Task description: Leave out the pictures and reproduce all of the data exactly.

Dataset excerpt:
==================================================
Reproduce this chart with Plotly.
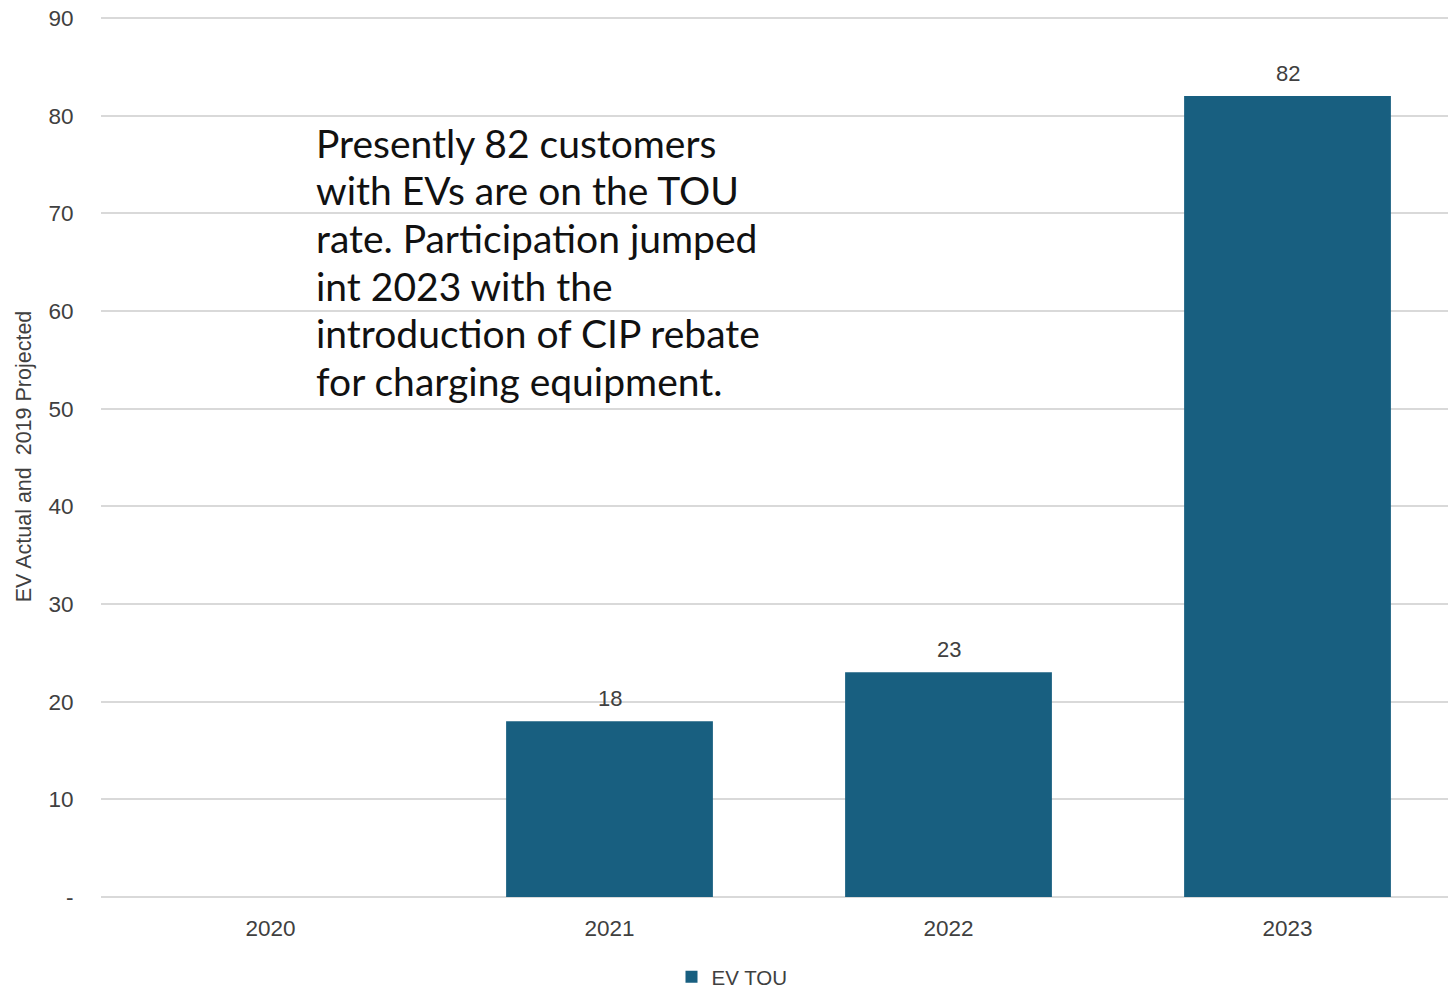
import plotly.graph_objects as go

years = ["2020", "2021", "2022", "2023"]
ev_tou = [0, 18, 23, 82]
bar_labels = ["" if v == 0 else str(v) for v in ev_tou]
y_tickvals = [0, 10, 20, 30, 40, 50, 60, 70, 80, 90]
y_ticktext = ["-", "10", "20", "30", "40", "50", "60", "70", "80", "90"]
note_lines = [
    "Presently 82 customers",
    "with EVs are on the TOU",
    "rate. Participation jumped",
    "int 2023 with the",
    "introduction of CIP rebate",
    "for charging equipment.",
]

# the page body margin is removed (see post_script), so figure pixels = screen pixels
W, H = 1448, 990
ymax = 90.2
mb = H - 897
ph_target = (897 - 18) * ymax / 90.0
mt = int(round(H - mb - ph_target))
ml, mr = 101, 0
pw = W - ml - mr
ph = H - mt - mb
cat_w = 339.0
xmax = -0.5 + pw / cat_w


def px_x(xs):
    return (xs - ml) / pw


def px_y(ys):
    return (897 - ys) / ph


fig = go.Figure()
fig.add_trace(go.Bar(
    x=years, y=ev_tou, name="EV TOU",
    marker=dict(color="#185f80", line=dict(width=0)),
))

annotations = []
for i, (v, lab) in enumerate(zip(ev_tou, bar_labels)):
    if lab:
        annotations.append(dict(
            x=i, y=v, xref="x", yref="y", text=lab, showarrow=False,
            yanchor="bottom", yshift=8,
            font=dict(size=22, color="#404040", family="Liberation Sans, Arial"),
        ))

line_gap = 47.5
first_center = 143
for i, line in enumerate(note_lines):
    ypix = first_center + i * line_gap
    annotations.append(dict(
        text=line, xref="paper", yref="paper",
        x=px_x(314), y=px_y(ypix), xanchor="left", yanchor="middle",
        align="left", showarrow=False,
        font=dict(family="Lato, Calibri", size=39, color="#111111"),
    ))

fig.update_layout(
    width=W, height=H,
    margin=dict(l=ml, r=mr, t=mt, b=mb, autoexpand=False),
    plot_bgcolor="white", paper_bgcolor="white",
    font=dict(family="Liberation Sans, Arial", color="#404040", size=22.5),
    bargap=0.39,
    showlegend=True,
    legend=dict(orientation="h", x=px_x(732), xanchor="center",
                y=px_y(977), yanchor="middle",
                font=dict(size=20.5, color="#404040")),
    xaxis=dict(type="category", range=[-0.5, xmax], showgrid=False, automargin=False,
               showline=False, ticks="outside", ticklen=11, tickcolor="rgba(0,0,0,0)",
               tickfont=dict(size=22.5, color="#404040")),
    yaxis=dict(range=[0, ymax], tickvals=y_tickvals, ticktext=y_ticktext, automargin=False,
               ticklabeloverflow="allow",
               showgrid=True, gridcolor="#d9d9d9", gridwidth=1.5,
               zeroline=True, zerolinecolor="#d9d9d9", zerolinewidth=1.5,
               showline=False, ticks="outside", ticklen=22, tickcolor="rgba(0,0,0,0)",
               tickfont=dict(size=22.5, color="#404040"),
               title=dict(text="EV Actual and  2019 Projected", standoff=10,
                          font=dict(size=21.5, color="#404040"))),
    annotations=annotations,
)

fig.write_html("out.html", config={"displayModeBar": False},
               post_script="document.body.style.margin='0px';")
==================================================
Exercise result:
Reproduce this chart with Plotly.
import plotly.graph_objects as go

years = ["2020", "2021", "2022", "2023"]
ev_tou = [0, 18, 23, 82]
bar_labels = ["" if v == 0 else str(v) for v in ev_tou]
y_tickvals = [0, 10, 20, 30, 40, 50, 60, 70, 80, 90]
y_ticktext = ["-", "10", "20", "30", "40", "50", "60", "70", "80", "90"]
note_lines = [
    "Presently 82 customers",
    "with EVs are on the TOU",
    "rate. Participation jumped",
    "int 2023 with the",
    "introduction of CIP rebate",
    "for charging equipment.",
]

# the page body margin is removed (see post_script), so figure pixels = screen pixels
W, H = 1448, 990
ymax = 90.2
mb = H - 897
ph_target = (897 - 18) * ymax / 90.0
mt = int(round(H - mb - ph_target))
ml, mr = 101, 0
pw = W - ml - mr
ph = H - mt - mb
cat_w = 339.0
xmax = -0.5 + pw / cat_w


def px_x(xs):
    return (xs - ml) / pw


def px_y(ys):
    return (897 - ys) / ph


fig = go.Figure()
fig.add_trace(go.Bar(
    x=years, y=ev_tou, name="EV TOU",
    marker=dict(color="#185f80", line=dict(width=0)),
))

annotations = []
for i, (v, lab) in enumerate(zip(ev_tou, bar_labels)):
    if lab:
        annotations.append(dict(
            x=i, y=v, xref="x", yref="y", text=lab, showarrow=False,
            yanchor="bottom", yshift=8,
            font=dict(size=22, color="#404040", family="Liberation Sans, Arial"),
        ))

line_gap = 47.5
first_center = 143
for i, line in enumerate(note_lines):
    ypix = first_center + i * line_gap
    annotations.append(dict(
        text=line, xref="paper", yref="paper",
        x=px_x(314), y=px_y(ypix), xanchor="left", yanchor="middle",
        align="left", showarrow=False,
        font=dict(family="Lato, Calibri", size=39, color="#111111"),
    ))

fig.update_layout(
    width=W, height=H,
    margin=dict(l=ml, r=mr, t=mt, b=mb, autoexpand=False),
    plot_bgcolor="white", paper_bgcolor="white",
    font=dict(family="Liberation Sans, Arial", color="#404040", size=22.5),
    bargap=0.39,
    showlegend=True,
    legend=dict(orientation="h", x=px_x(732), xanchor="center",
                y=px_y(977), yanchor="middle",
                font=dict(size=20.5, color="#404040")),
    xaxis=dict(type="category", range=[-0.5, xmax], showgrid=False, automargin=False,
               showline=False, ticks="outside", ticklen=11, tickcolor="rgba(0,0,0,0)",
               tickfont=dict(size=22.5, color="#404040")),
    yaxis=dict(range=[0, ymax], tickvals=y_tickvals, ticktext=y_ticktext, automargin=False,
               ticklabeloverflow="allow",
               showgrid=True, gridcolor="#d9d9d9", gridwidth=1.5,
               zeroline=True, zerolinecolor="#d9d9d9", zerolinewidth=1.5,
               showline=False, ticks="outside", ticklen=22, tickcolor="rgba(0,0,0,0)",
               tickfont=dict(size=22.5, color="#404040"),
               title=dict(text="EV Actual and  2019 Projected", standoff=10,
                          font=dict(size=21.5, color="#404040"))),
    annotations=annotations,
)

fig.write_html("out.html", config={"displayModeBar": False},
               post_script="document.body.style.margin='0px';")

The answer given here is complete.